Shumlin keeps focus local on addiction
By Neal P. Goswami
VERMONT PRESS BUREAU | January 12,2014
MONTPELIER — Gov. Peter Shumlin’s State of the State address last week has drawn attention from national media outlets because of its singular focus on treating opiate abuse rather than locking up addicts.
The governor says, however, that he has no interest in leading a national conversation on the issue and hopes to remain focused on addressing the growing number of addicts in Vermont.
Shumlin offered sobering statistics to make his point. The state has seen a 770 percent increase in the demand for treatment of opiate addiction since 2000.
That includes a 250 percent increase in the demand for treatment of heroin. The greatest increase — 40 percent — has occurred in the past two years, Shumlin said.
The 34-minute speech called for a shift in thinking. Vermont, Shumlin said, must begin to treat addiction more like a chronic illness and focus on prevention and treatment. The traditional law-and-order tactics that Vermont and other states have utilized for years have failed, he said.
The message has drawn widespread support across the state from lawmakers, law enforcement personnel and even prosecutors, many of whom appeared alongside Shumlin at a press conference following the Wednesday address.
The unconventional message also caught the eye of the national media.

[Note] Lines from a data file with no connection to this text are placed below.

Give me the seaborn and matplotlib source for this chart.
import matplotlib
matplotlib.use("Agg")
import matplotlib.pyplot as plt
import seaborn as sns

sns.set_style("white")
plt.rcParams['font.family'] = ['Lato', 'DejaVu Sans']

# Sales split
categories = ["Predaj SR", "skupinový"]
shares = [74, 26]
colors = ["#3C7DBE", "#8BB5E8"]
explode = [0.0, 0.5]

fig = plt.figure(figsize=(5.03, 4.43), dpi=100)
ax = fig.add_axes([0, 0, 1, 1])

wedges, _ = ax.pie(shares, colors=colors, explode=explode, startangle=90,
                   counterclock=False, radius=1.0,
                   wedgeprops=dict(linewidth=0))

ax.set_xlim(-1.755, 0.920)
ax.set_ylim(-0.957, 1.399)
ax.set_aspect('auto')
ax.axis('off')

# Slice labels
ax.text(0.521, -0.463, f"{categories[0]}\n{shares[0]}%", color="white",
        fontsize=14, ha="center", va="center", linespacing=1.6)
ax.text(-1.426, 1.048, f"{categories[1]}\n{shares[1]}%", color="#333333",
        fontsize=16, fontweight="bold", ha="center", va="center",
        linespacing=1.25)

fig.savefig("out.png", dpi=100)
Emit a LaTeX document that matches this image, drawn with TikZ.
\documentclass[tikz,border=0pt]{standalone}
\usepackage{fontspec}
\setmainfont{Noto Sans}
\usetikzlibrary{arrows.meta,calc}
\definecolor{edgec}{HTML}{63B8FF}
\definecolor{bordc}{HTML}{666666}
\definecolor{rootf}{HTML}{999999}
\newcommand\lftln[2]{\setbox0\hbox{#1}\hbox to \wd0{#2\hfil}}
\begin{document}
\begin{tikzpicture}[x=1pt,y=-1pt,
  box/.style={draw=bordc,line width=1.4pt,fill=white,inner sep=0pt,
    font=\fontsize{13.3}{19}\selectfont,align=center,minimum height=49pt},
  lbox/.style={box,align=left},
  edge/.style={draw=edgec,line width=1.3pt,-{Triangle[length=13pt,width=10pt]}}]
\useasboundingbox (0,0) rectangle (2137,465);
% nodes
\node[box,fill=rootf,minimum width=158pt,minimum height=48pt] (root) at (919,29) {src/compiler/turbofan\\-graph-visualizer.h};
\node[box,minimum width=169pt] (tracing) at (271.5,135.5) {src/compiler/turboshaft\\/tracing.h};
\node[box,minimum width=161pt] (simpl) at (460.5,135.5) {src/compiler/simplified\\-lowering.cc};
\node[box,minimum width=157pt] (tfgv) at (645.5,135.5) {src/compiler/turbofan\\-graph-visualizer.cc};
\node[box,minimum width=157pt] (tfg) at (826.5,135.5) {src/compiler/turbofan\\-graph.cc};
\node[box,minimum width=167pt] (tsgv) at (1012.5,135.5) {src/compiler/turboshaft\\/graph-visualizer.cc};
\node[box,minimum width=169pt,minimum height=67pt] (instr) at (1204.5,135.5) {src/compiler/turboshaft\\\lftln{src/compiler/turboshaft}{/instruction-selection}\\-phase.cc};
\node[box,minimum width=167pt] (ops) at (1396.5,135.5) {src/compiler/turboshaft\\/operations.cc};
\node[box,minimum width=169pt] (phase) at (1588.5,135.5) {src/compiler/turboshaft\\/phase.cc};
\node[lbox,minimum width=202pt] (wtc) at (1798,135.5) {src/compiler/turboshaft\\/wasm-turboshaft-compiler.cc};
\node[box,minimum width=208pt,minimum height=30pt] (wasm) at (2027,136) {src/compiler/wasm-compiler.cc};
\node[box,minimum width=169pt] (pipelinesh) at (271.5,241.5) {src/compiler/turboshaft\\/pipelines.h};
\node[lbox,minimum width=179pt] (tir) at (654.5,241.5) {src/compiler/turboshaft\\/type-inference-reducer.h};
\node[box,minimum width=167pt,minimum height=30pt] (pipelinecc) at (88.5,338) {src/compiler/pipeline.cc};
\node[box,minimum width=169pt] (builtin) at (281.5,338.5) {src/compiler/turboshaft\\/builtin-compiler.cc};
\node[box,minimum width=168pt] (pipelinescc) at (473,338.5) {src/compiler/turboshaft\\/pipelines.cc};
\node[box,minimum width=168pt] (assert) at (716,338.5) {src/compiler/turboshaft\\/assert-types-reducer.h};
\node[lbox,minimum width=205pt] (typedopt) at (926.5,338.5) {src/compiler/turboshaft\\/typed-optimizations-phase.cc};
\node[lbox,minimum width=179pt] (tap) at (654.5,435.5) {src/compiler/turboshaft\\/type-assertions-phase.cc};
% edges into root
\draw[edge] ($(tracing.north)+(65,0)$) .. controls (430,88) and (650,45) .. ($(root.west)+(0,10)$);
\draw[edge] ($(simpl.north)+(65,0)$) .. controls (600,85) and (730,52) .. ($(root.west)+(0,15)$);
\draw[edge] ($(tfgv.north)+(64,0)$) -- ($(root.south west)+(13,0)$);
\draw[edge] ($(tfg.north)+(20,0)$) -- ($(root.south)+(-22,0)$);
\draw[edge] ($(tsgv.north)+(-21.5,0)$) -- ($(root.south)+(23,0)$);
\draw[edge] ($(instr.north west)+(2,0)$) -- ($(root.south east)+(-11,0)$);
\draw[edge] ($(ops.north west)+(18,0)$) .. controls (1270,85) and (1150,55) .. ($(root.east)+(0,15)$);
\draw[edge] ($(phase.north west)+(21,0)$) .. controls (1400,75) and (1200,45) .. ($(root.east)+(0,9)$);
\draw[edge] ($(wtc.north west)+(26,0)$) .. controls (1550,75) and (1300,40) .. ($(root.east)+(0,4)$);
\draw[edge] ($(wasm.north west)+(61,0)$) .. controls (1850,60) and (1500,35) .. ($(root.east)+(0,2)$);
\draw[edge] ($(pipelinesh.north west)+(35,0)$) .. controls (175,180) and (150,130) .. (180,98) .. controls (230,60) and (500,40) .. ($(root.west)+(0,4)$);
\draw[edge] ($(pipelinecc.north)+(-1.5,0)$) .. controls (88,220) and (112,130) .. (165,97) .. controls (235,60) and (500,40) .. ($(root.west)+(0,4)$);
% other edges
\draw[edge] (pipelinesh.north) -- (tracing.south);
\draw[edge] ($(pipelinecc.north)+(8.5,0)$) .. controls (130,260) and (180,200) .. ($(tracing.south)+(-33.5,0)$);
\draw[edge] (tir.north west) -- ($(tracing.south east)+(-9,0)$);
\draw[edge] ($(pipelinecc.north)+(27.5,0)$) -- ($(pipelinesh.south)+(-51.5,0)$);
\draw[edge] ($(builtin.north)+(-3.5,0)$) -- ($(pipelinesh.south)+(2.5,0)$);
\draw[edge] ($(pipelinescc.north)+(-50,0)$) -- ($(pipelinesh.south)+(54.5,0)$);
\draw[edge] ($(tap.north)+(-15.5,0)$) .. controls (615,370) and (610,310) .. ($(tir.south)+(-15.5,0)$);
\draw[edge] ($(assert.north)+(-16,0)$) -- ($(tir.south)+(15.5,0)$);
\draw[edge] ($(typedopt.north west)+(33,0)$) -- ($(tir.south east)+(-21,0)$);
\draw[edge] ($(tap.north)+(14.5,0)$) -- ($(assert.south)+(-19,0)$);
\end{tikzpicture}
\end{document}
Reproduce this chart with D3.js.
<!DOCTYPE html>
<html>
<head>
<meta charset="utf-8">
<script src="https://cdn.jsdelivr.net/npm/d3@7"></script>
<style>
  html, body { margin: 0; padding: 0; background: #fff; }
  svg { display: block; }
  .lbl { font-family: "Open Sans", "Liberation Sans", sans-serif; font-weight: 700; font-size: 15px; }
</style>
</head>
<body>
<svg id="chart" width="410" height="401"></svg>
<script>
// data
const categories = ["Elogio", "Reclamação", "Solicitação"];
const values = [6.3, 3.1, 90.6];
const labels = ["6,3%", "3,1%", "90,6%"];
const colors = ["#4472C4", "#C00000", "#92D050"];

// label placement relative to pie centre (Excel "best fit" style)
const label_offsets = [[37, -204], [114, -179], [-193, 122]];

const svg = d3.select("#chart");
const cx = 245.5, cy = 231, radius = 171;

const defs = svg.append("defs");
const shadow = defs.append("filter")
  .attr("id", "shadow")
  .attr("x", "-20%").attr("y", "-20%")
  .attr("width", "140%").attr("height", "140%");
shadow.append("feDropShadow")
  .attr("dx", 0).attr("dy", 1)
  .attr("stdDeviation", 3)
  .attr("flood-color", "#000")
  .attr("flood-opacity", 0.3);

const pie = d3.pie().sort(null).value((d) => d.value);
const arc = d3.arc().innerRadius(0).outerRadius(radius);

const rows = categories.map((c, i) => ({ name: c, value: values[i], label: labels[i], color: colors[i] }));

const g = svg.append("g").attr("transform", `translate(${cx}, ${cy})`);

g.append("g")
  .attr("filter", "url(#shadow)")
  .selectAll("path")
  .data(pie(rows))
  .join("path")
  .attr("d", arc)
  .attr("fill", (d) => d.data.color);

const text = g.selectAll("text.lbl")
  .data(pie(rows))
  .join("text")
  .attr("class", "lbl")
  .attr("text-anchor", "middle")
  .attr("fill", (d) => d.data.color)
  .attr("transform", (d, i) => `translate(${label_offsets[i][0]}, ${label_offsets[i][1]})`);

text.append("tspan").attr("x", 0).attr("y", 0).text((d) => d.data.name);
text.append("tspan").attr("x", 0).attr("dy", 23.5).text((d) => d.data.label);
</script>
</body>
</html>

Network news programs noted the speech. The New York Times sent a reporter, who was in the House chamber Wednesday. The speech was the top story for a spell on the newspaper’s website.
And PBS NewsHour anchor Judy Woodruff had Shumlin on her program to discuss his new effort.
Despite the attention and a stage waiting to be seized, Shumlin said he isn’t interested in leading a national conversation.
“My singular goal is to have a Vermont conversation about opiate addiction and the need for us all to pitch in together to do much better than we’re doing. I have no interest in a national conversation,” he said in an interview Friday.
“I’m surprised, frankly, by the national interest in what we’re doing in Vermont,” he said. “But really my focus is trying to get this right and I don’t have all the answers.”
Shumlin said his plan to focus on treatment was created after speaking with Vermonters about the growing problem. He said the conversation — and the solutions — must continue to evolve, though.
“I’m not an expert on opiate addiction. I want to be very clear on that,” he said. “I try to listen to the Vermonters that are telling me about the challenge we are facing and the role I can play in helping us to get it right. But I have no expertise in opiate addiction.”
Shumlin Chief of Staff Liz Miller said the governor will appear Monday on NPR’s On Point, and may appear on other national programs. Most of the calls coming to the governor’s office are from regular Vermonters, though, not the media, according to Miller.
“As usual, we’ll try to accommodate what we can,” she said. “There’s a couple others that have contacted us and if we can fit them in we will.”
Shumlin, meanwhile, says he will continue leading a Vermont conversation.
“When I wake up in the morning, my job, and the job that I love to do and was elected to do, is make sure we’re addressing the challenges that Vermont’s facing. That’s really my interest and my job,” he said.